> [Data supplied]
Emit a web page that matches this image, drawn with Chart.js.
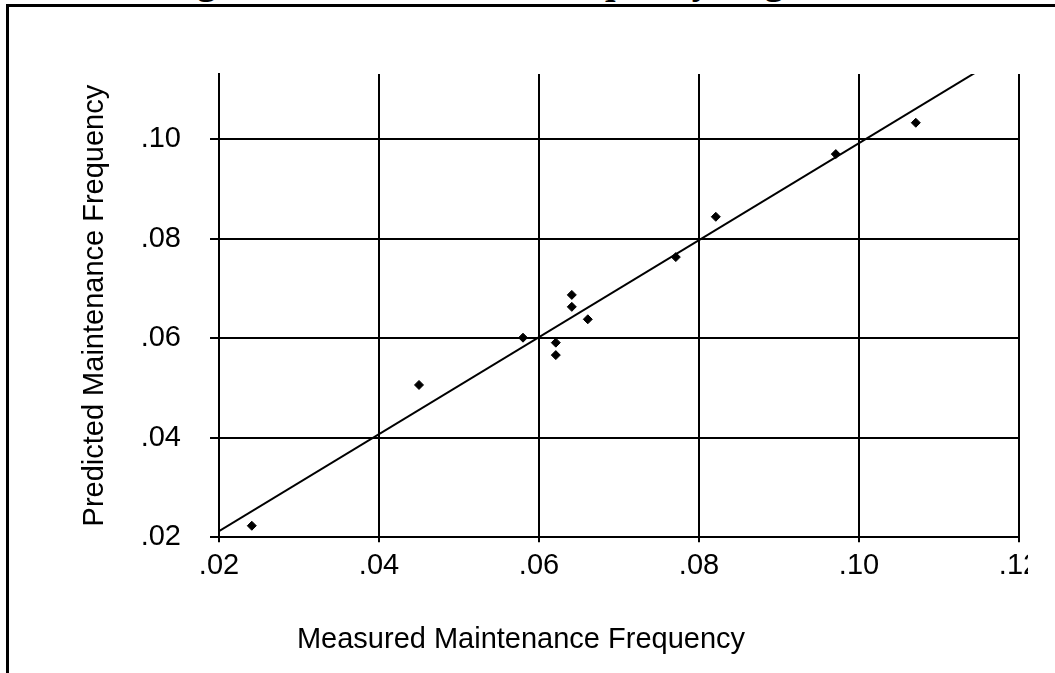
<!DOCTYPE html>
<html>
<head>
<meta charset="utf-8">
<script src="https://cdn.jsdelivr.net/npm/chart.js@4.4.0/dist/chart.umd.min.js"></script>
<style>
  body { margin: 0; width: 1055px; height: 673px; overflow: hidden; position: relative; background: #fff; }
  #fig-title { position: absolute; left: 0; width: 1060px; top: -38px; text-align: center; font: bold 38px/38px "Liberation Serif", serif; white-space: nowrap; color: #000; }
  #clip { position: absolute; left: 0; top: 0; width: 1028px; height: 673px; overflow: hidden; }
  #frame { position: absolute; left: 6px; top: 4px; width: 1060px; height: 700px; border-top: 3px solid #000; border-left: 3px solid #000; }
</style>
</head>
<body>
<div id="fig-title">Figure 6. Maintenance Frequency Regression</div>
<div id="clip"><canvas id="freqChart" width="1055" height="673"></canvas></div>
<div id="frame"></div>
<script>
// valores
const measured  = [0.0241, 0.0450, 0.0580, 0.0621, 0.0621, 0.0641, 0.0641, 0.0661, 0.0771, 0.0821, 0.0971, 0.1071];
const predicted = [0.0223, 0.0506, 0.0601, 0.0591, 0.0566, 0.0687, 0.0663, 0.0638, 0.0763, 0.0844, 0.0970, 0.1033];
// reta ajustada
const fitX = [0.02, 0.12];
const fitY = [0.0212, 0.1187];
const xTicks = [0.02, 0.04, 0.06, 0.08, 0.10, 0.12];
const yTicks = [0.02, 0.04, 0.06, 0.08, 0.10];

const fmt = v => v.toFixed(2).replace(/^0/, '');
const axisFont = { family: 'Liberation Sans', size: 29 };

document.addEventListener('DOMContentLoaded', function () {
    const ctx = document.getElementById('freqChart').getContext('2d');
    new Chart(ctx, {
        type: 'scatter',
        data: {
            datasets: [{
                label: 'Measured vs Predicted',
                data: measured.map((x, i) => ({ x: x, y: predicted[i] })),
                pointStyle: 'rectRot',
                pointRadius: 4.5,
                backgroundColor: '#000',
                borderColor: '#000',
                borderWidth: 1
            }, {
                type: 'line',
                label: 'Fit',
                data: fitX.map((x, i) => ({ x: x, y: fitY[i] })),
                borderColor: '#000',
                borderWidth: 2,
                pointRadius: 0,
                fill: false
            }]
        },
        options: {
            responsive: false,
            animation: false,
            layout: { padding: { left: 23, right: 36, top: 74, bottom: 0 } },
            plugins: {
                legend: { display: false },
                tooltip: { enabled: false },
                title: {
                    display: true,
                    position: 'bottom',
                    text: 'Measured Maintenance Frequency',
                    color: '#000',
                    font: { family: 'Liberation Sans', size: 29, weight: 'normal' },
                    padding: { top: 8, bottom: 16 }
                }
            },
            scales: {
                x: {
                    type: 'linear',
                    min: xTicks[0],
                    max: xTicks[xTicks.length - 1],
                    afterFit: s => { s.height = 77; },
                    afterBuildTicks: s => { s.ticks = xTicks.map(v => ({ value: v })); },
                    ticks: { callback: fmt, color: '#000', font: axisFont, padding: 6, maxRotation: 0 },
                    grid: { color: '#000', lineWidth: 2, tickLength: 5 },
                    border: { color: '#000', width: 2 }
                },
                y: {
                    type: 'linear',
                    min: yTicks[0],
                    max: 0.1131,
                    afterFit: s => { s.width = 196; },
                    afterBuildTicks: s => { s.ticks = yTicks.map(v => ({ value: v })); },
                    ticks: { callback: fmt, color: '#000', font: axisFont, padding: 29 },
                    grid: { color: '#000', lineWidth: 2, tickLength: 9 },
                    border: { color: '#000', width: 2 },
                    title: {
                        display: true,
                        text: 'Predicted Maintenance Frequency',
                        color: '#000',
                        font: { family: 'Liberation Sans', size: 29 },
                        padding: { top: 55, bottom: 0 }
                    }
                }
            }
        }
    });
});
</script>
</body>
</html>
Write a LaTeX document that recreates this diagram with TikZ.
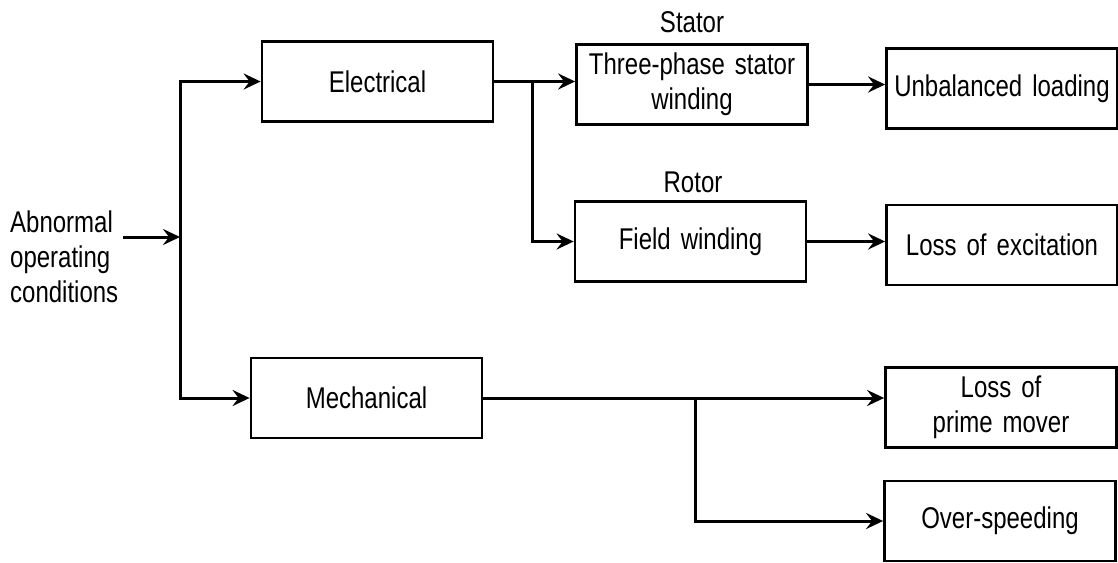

> [Your instructions] Copy out each record shown above without alteration, skipping any picture.

> [Exercise response]
Emit a web page that matches this image, drawn with Chart.js.
<!DOCTYPE html>
<html>
<head>
<meta charset="utf-8">
<script src="https://cdn.jsdelivr.net/npm/chart.js@4.4.0/dist/chart.umd.min.js"></script>
<style>
  body { margin: 0; width: 1055px; height: 673px; overflow: hidden; position: relative; background: #fff; }
  #fig-title { position: absolute; left: 0; width: 1060px; top: -38px; text-align: center; font: bold 38px/38px "Liberation Serif", serif; white-space: nowrap; color: #000; }
  #clip { position: absolute; left: 0; top: 0; width: 1028px; height: 673px; overflow: hidden; }
  #frame { position: absolute; left: 6px; top: 4px; width: 1060px; height: 700px; border-top: 3px solid #000; border-left: 3px solid #000; }
</style>
</head>
<body>
<div id="fig-title">Figure 6. Maintenance Frequency Regression</div>
<div id="clip"><canvas id="freqChart" width="1055" height="673"></canvas></div>
<div id="frame"></div>
<script>
// valores
const measured  = [0.0241, 0.0450, 0.0580, 0.0621, 0.0621, 0.0641, 0.0641, 0.0661, 0.0771, 0.0821, 0.0971, 0.1071];
const predicted = [0.0223, 0.0506, 0.0601, 0.0591, 0.0566, 0.0687, 0.0663, 0.0638, 0.0763, 0.0844, 0.0970, 0.1033];
// reta ajustada
const fitX = [0.02, 0.12];
const fitY = [0.0212, 0.1187];
const xTicks = [0.02, 0.04, 0.06, 0.08, 0.10, 0.12];
const yTicks = [0.02, 0.04, 0.06, 0.08, 0.10];

const fmt = v => v.toFixed(2).replace(/^0/, '');
const axisFont = { family: 'Liberation Sans', size: 29 };

document.addEventListener('DOMContentLoaded', function () {
    const ctx = document.getElementById('freqChart').getContext('2d');
    new Chart(ctx, {
        type: 'scatter',
        data: {
            datasets: [{
                label: 'Measured vs Predicted',
                data: measured.map((x, i) => ({ x: x, y: predicted[i] })),
                pointStyle: 'rectRot',
                pointRadius: 4.5,
                backgroundColor: '#000',
                borderColor: '#000',
                borderWidth: 1
            }, {
                type: 'line',
                label: 'Fit',
                data: fitX.map((x, i) => ({ x: x, y: fitY[i] })),
                borderColor: '#000',
                borderWidth: 2,
                pointRadius: 0,
                fill: false
            }]
        },
        options: {
            responsive: false,
            animation: false,
            layout: { padding: { left: 23, right: 36, top: 74, bottom: 0 } },
            plugins: {
                legend: { display: false },
                tooltip: { enabled: false },
                title: {
                    display: true,
                    position: 'bottom',
                    text: 'Measured Maintenance Frequency',
                    color: '#000',
                    font: { family: 'Liberation Sans', size: 29, weight: 'normal' },
                    padding: { top: 8, bottom: 16 }
                }
            },
            scales: {
                x: {
                    type: 'linear',
                    min: xTicks[0],
                    max: xTicks[xTicks.length - 1],
                    afterFit: s => { s.height = 77; },
                    afterBuildTicks: s => { s.ticks = xTicks.map(v => ({ value: v })); },
                    ticks: { callback: fmt, color: '#000', font: axisFont, padding: 6, maxRotation: 0 },
                    grid: { color: '#000', lineWidth: 2, tickLength: 5 },
                    border: { color: '#000', width: 2 }
                },
                y: {
                    type: 'linear',
                    min: yTicks[0],
                    max: 0.1131,
                    afterFit: s => { s.width = 196; },
                    afterBuildTicks: s => { s.ticks = yTicks.map(v => ({ value: v })); },
                    ticks: { callback: fmt, color: '#000', font: axisFont, padding: 29 },
                    grid: { color: '#000', lineWidth: 2, tickLength: 9 },
                    border: { color: '#000', width: 2 },
                    title: {
                        display: true,
                        text: 'Predicted Maintenance Frequency',
                        color: '#000',
                        font: { family: 'Liberation Sans', size: 29 },
                        padding: { top: 55, bottom: 0 }
                    }
                }
            }
        }
    });
});
</script>
</body>
</html>
Write a LaTeX document that recreates this diagram with TikZ.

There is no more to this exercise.